There are numerous benefits to making and using compost, also known as "black gold." It supplies essential nutrients to your plants and enriches your soil, turning it into a lush growing compound. It recycles kitchen scraps and household and yard wastes, keeping them out of landfills. Compost also introduces microorganisms that aerate the soil and break down organic substances. Unlike synthetic fertilizers, it doesn't leave behind potentially harmful residues. The decomposition that turns your scraps into usable compost can take up to a year, but there are several ways to accelerate the process. By providing ideal conditions for the beneficial organisms responsible for the decomposition process, the process lessens to only a month or two.
Things You'll Need
Drum or tumbler compost system (optional)
Green composting materials
Brown composting materials
Add compost activators such as grass clippings, fresh manure, rich compost from a finished pile and earthworms or "red wigglers" to your compost.
Make sure that your compost pile is the appropriate size, about 3-feet wide, 3-feet deep and 4-feet tall. This size ensures that the pile will generate the right amount of heat, which is essential in the decomposition process.
Keep the moisture levels in your pile correct.
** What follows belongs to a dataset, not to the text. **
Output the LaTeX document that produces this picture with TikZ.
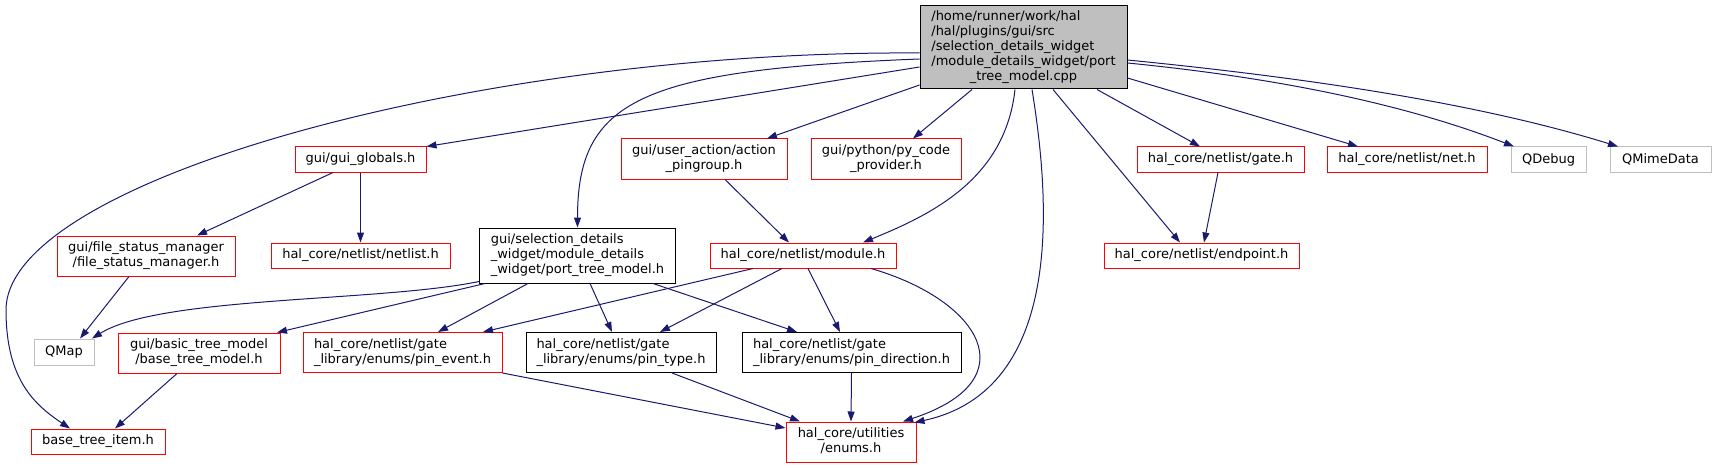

It should always be slightly moist like a wrung out sponge, not too wet and never completely dry. If the pile becomes either too wet or too dry, it will inhibit the decomposition process.
Turn the pile about every other week with a pitchfork to ensure it gets the appropriate amount of oxygen. The beneficial organisms that are responsible for breaking down the substances in your compost pile need oxygen to survive. This is one reason that the drum or tumbler systems are so effective, which is the fastest method of producing compost.
Layer your compost pile with equal parts of both green and brown materials. Green materials are those that are high in nitrogen, such as vegetable peelings, fresh manure, coffee grounds, grass clippings and other plants cuttings. Brown materials are those that are high in carbon, such as brown leaves, hay or straw, paper, eggshells, tea bags, saw dust and wood ashes.
Cut kitchen scraps into small pieces and shred twigs and leaves or run them over with a lawn mower before adding them to your compost. Smaller pieces will break down faster than larger ones.
Never add meat, bones, grease or other fats to your compost pile. These do not break down easily, will turn your pile rancid and encourage unwanted pests.
Never add any glass, plastic or metal to your compost pile. These will not break down at all, and can be dangerous within a compost pile.
Do not add any diseased plants or weeds that are full of seeds.
Only add wood ash or sawdust in small amounts, as they inhibit decomposition in large amounts.